Description
‘Indian Horse’ by Richard Wagamese
Saul Indian Horse is dying. Tucked away in a hospice high above the clash and clang of a big city, he embarks on a marvellous journey of imagination back through the life he led as a northern Ojibway, with all its sorrows and joys.
With compassion and insight, author Richard Wagamese traces through his fictional characters the decline of a culture and a cultural way. For Saul, taken forcibly from the land and his family when he’s sent to residential school, salvation comes for a while through his incredible gifts as a hockey player. But in the harsh realities of 1960s Canada, he battles obdurate racism and the spirit-destroying effects of cultural alienation and displacement.
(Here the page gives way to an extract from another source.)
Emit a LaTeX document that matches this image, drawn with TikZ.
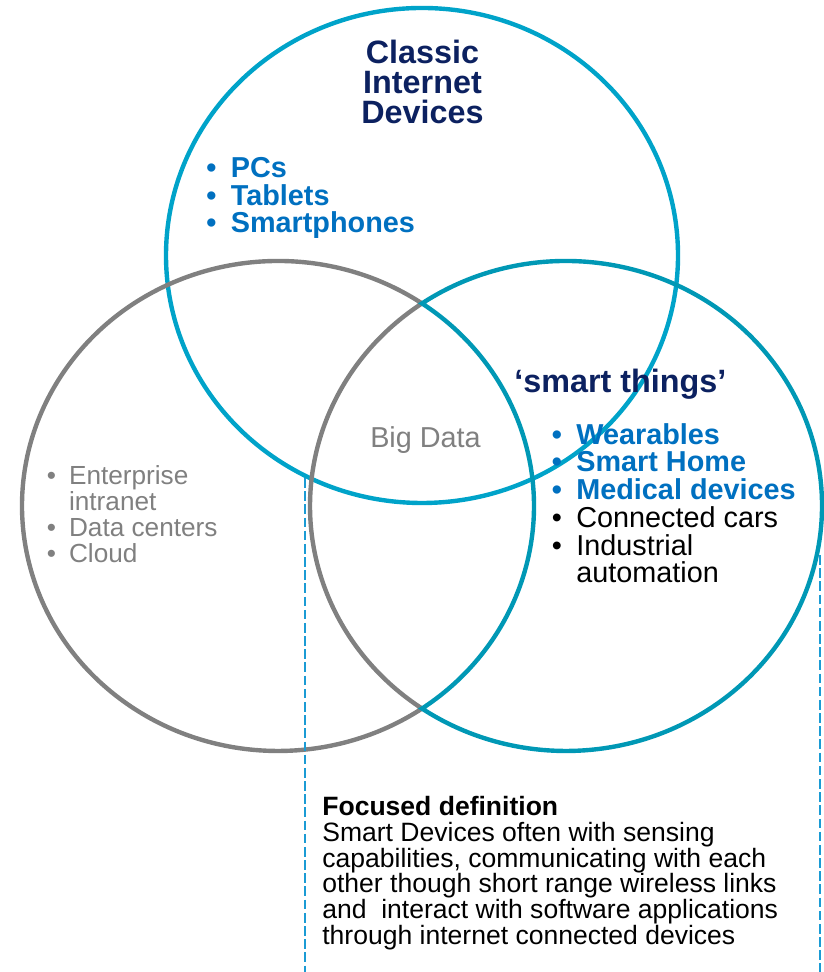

Indian Horse unfolds against the bleak loveliness of northern Ontario, all rock, marsh, bog and cedar. Wagamese writes with a spare beauty, penetrating the heart of a remarkable Ojibway man. Evaluated and Approved by ERAC
RICHARD WAGAMESE is one of Canada’s foremost writers and the author of twelve previous novels, including Keeper’n Me and Indian Horse, a recent Canada Reads Finalist. He is also the author of acclaimed memoirs, including For Joshua; the bestselling One Native Life; and, One Story, One Song, which won the George Ryga Award for Social Awareness in Literature. He has won numerous awards and recognition for his writing.